The strike ended within a week. While it weakened Allende's Popular Unity party, the government survived, and Cybersyn was praised for playing a major role. "From that point on the communications center became part of whatever was happening," Espejo said.

"Chile run by computer," blared The British Observer on Jan. 7, 1973, as word of the experiment began leaking out.

But as the country's political and security situation worsened, Beer and his Chilean team realized that time was running out.

Allende remained committed to Cybersyn to the end. On September 8, 1973, he gave orders to move the operations room to the presidential palace. But three days later the military took over; Allende died that afternoon.

Military officials soon confronted Cybersyn's leaders, seeking to understand their political motivations. Benadof said he was interrogated at least three times. Espejo, after being questioned, was warned to leave the country; two months after the coup he fled to England.

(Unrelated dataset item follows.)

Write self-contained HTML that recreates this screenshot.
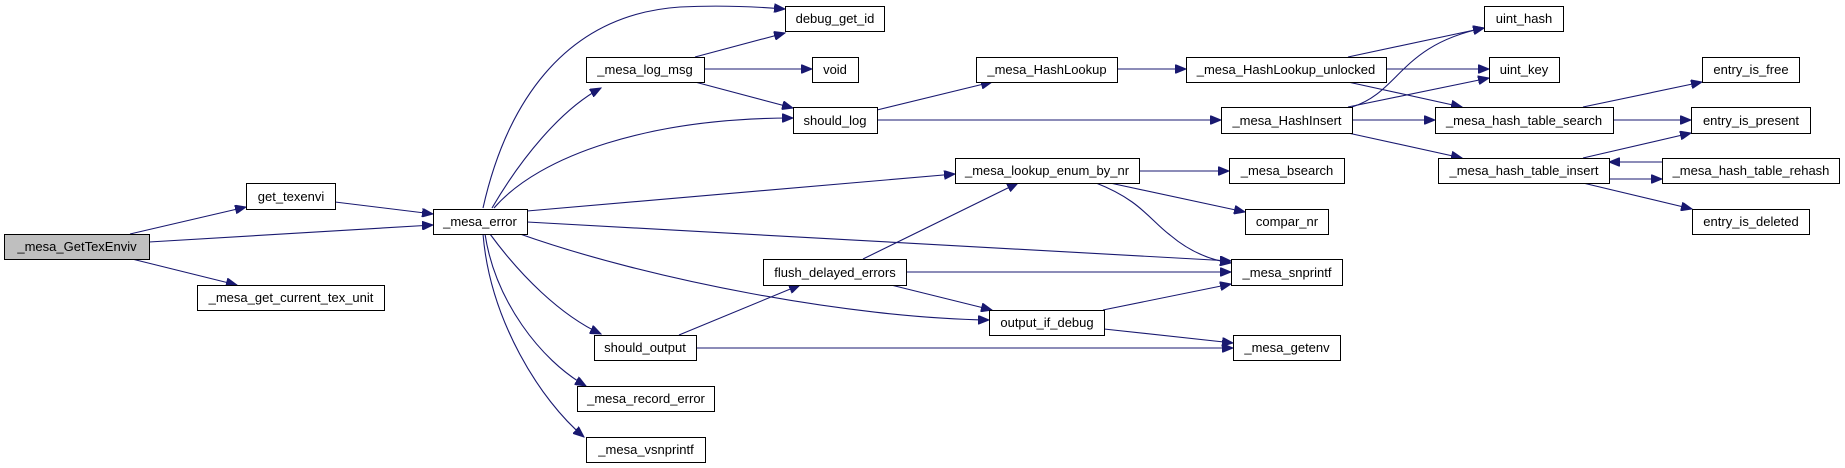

The military never could grasp Cybersyn, and finally dismantled the operations room. Several other Cybersyn team members went into exile. Flores, who was both economy and finance minister in the Allende government, spent three years in military concentration camps. After his release, he moved with his family to California to study at Stanford University and the University of California, Berkeley, where he earned a Ph.D. in philosophy.

He later was one of the inventors of the Coordinator, a program that tracked spoken commitments between workers within a company, one of the first forays into "work flow" software. He became a millionaire and returned to Chile, where today he is a senator representing the Tarapaca Region.

Beer, who died in 2002, helped some team members secure college teaching positions in England. That included Espejo, who dedicated himself to advancing cybernetics.

"The Chilean project completely transformed Stafford's life, and he obviously had a huge impact on all of us," Espejo said. "Clearly, his work was not recognized during his lifetime. But what he has written will remain for a long time."